When concentrating on the constructions of male subjectivity and the male’s production and projection of images of women and formations of female sexuality from the male subject’s perspective, it is to be noticed how, in the Spenserian text, the male subject reworks constantly and endlessly concepts and images of the feminine, concepts and images which are generated largely, if not completely, from cultural positions that are masculine, if not phallo- or logocentric. Inevitably, this must perforce take place from within the particular contexts to be considered. However, additionally Spenser utilizes specific discursive, cultural or ideological ‘place-holders’ of identity historically and materially given so as to generate and rethink – however accidentally or unconsciously – the conceptual parameters of certain potent visual images of women and the feminine in relation to the poem’s overarching project of self-fashioning. As Sheila Cavanagh has it, ‘In Spenser’s epic, women, however virtuous, generally evoke suspicion. Female sexuality remains intertwined with images of danger, actual or potential. Women and wickedness often seem synonymous’; and thus, ‘a muted but powerful ideological thread runs throughout The Faerie Queene which designates gender as the most salient distinguishing quality in the epic’ (1994, 1).
The female presence in the text, which seems initially to be at the edges of (and therefore marginal whilst paradoxically central to) male notions of selfhood, becomes in the Spenserian mythopoetic worldview both the specular object for the male gaze – a figure aware of its own objectification through the focus of the gaze of the male other – and the locus of desire. This situatedness of the female figure is revealed across every book of The Faerie Queene, through a series of repetitious, yet changing patterns, structures which are, therefore, exemplary of iteration, that process whereby repetition with a difference occurs. In such motion, that which generates, projects, produces or engenders is seen to be indebted to the very difference that is generative, and yet which such repetition would seek to control. Through a destruction of the very difference that is perceived as the essence of the other, Spenser’s iterable work relies on the transport of something essential in the configuration of the female other, from one specific example to another. Hence, it is at the most fundamental formal level that transgression is to be read. It is there, an intrinsic element in the structure of the poem; because, for every projection or mediation of the supposedly normative image to be ensured, such a ‘normative’ ideal must have its contours disrupted, deformed from the very start in order to be reformed or destroyed completely On the one hand, this serves male subjectivity economically, because it can always renew the locus and focus of its desire. On the other hand, such iterability of the other appears to take on a particular, transgressive force of its own, despite the author’s intention, social and hegemonic economies of female representation, or the desires of the various male protagonists. In this, the female – perhaps, and certainly particular singular images of women – arrive and retreat, transgressing actively their own marginal, passive cultural sufferance, only to challenge the efficacy of masculine control or authority over those very figures by which he strives to maintain his purpose.

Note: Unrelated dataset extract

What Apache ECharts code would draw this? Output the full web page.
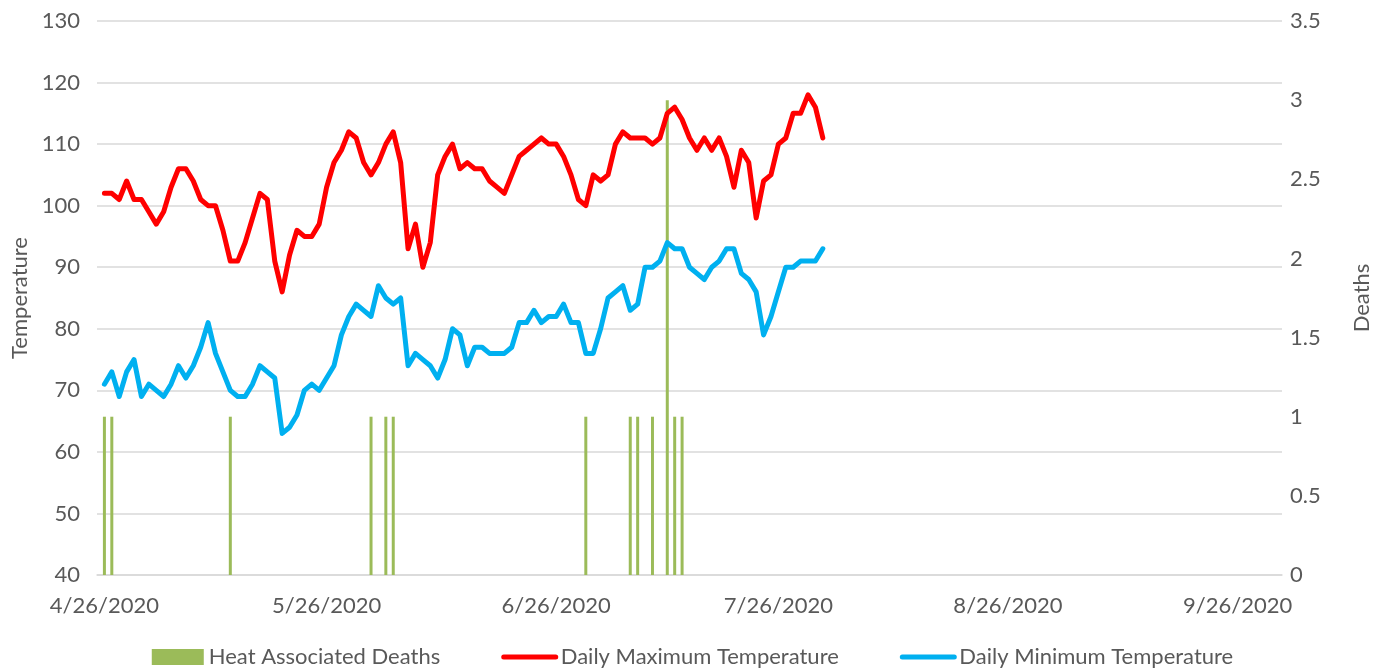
<!DOCTYPE html>
<html>
<head>
<meta charset="utf-8">
<script src="https://cdn.jsdelivr.net/npm/echarts@6/dist/echarts.min.js"></script>
<style>
  html, body { margin: 0; padding: 0; background: #ffffff; }
  #chart { width: 1385px; height: 670px; }
</style>
</head>
<body>
<div id="chart"></div>
<script>
// ---- Data ----
const axisStart = '4/25/2020';   // first category on the date axis
const axisEnd = '10/2/2020';     // last category on the date axis
const firstDataDate = '4/26/2020';

const maxTemp = [
  102,102,101,104,101,101,99,97,99,103,106,106,104,101,100,100,96,91,91,94,98,102,101,91,86,
  92,96,95,95,97,103,107,109,112,111,107,105,107,110,112,107,93,97,90,94,105,108,110,106,
  107,106,106,104,103,102,105,108,109,110,111,110,110,108,105,101,100,105,104,105,110,112,111,111,111,
  110,111,115,116,114,111,109,111,109,111,108,103,109,107,98,104,105,110,111,115,115,118,116,111
];

const minTemp = [
  71,73,69,73,75,69,71,70,69,71,74,72,74,77,81,76,73,70,69,69,71,74,73,72,63,
  64,66,70,71,70,72,74,79,82,84,83,82,87,85,84,85,74,76,75,74,72,75,80,79,
  74,77,77,76,76,76,77,81,81,83,81,82,82,84,81,81,76,76,80,85,86,87,83,84,90,
  90,91,94,93,93,90,89,88,90,91,93,93,89,88,86,79,82,86,90,90,91,91,91,93
];

const deathDates = ['4/26/2020','4/27/2020','5/13/2020','6/1/2020','6/3/2020','6/4/2020',
  '6/30/2020','7/6/2020','7/7/2020','7/9/2020','7/11/2020','7/12/2020','7/13/2020'];
const deathCounts = [1,1,1,1,1,1,1,1,1,1,3,1,1];

const tempTicks = { min: 40, max: 130, interval: 10 };
const deathTicks = { min: 0, max: 3.5, interval: 0.5 };

const seriesNames = ['Heat Associated Deaths', 'Daily Maximum Temperature', 'Daily Minimum Temperature'];

// ---- Helpers to build the category axis ----
const DAY = 86400000;
function parseMDY(s) { const p = s.split('/').map(Number); return Date.UTC(p[2], p[0] - 1, p[1]); }
function fmt(t) { const d = new Date(t); return (d.getUTCMonth() + 1) + '/' + d.getUTCDate() + '/' + d.getUTCFullYear(); }

const categories = [];
for (let t = parseMDY(axisStart); t <= parseMDY(axisEnd); t += DAY) categories.push(fmt(t));

const t0 = parseMDY(firstDataDate);
const maxData = maxTemp.map((v, i) => [fmt(t0 + i * DAY), v]);
const minData = minTemp.map((v, i) => [fmt(t0 + i * DAY), v]);
const deathData = deathDates.map((d, i) => [d, deathCounts[i]]);

const textColor = '#595959';
const gridColor = '#D9D9D9';
const font = 'Lato, "Open Sans", sans-serif';
const fs = 22;

const chart = echarts.init(document.getElementById('chart'), null, { renderer: 'canvas' });
chart.setOption({
  animation: false,
  backgroundColor: '#ffffff',
  textStyle: { fontFamily: font },
  grid: { left: 97, right: 103, top: 21, bottom: 95, containLabel: false },
  legend: {
    top: 641,
    left: 'center',
    itemWidth: 52,
    itemHeight: 16,
    itemGap: 61,
    textStyle: { color: textColor, fontSize: fs, fontFamily: font },
    lineStyle: { width: 5, cap: 'round' },
    data: [
      { name: seriesNames[0], icon: 'rect' },
      { name: seriesNames[1], itemStyle: { opacity: 0 } },
      { name: seriesNames[2], itemStyle: { opacity: 0 } }
    ]
  },
  xAxis: {
    type: 'category',
    data: categories,
    boundaryGap: false,
    axisLine: { lineStyle: { color: gridColor, width: 1.5 } },
    axisTick: { show: false },
    splitLine: { show: false },
    axisLabel: {
      color: textColor,
      fontSize: fs,
      margin: 20,
      interval: function (index, value) { return value.split('/')[1] === '26'; }
    }
  },
  yAxis: [
    {
      type: 'value',
      name: 'Temperature',
      nameLocation: 'middle',
      nameGap: 66,
      nameTextStyle: { color: textColor, fontSize: fs },
      min: tempTicks.min, max: tempTicks.max, interval: tempTicks.interval,
      axisLine: { show: false },
      axisTick: { show: false },
      axisLabel: { color: textColor, fontSize: fs, margin: 17 },
      splitLine: { lineStyle: { color: gridColor, width: 1.5 } }
    },
    {
      type: 'value',
      name: 'Deaths',
      nameLocation: 'middle',
      nameGap: 69,
      nameRotate: 90,
      nameTextStyle: { color: textColor, fontSize: fs },
      min: deathTicks.min, max: deathTicks.max, interval: deathTicks.interval,
      axisLine: { show: false },
      axisTick: { show: false },
      axisLabel: { color: textColor, fontSize: fs, margin: 8 },
      splitLine: { show: false }
    }
  ],
  series: [
    {
      name: seriesNames[0],
      type: 'bar',
      yAxisIndex: 1,
      data: deathData,
      barWidth: 3,
      itemStyle: { color: '#9BBB59' }
    },
    {
      name: seriesNames[1],
      type: 'line',
      yAxisIndex: 0,
      data: maxData,
      symbol: 'none',
      lineStyle: { color: '#FF0000', width: 5, join: 'round', cap: 'round' },
      itemStyle: { color: '#FF0000' }
    },
    {
      name: seriesNames[2],
      type: 'line',
      yAxisIndex: 0,
      data: minData,
      symbol: 'none',
      lineStyle: { color: '#00B0F0', width: 5, join: 'round', cap: 'round' },
      itemStyle: { color: '#00B0F0' }
    }
  ]
});
</script>
</body>
</html>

Images of women in The Faerie Queene, then, far from being merely marginal prosopopoeic tropes simultaneously of desire and threat, become repositioned through the strong reading I wish to construct as crucial to the male subject in any project of self-realization. In this reading, the female image, femininity and female sexuality – all become available as the various transgressive and translated traces of a non-centred, radically and strategically non-complete alterity within and yet irreducible to phallic, masculine ontology. Crucially, one may come to read the female and the various projected images of women not as marginal or in any simple manner dialectically positioned outside the male self. Rather, they figure a non-centred, strategically incomplete, interior alterity. Apprehending this, we shall come to understand the text itself, and thus the project of fashioning the male subject, as always being in process. Neither finished nor closed off, the transformations and transgressions of the feminine as the ‘other-within’ become exemplary, yet singular traces that mark Spenser’s text, in his own words, as an ‘endless worke’ (IV. Xii. 1–2). Thus, it will be seen, The Faerie Queene constitutes an arena of often febrile activity and continuous supplementarity, through simultaneous production and negation as the mode of transgressive reinscription and translation. And it is with this supplementary process that I will engage critically.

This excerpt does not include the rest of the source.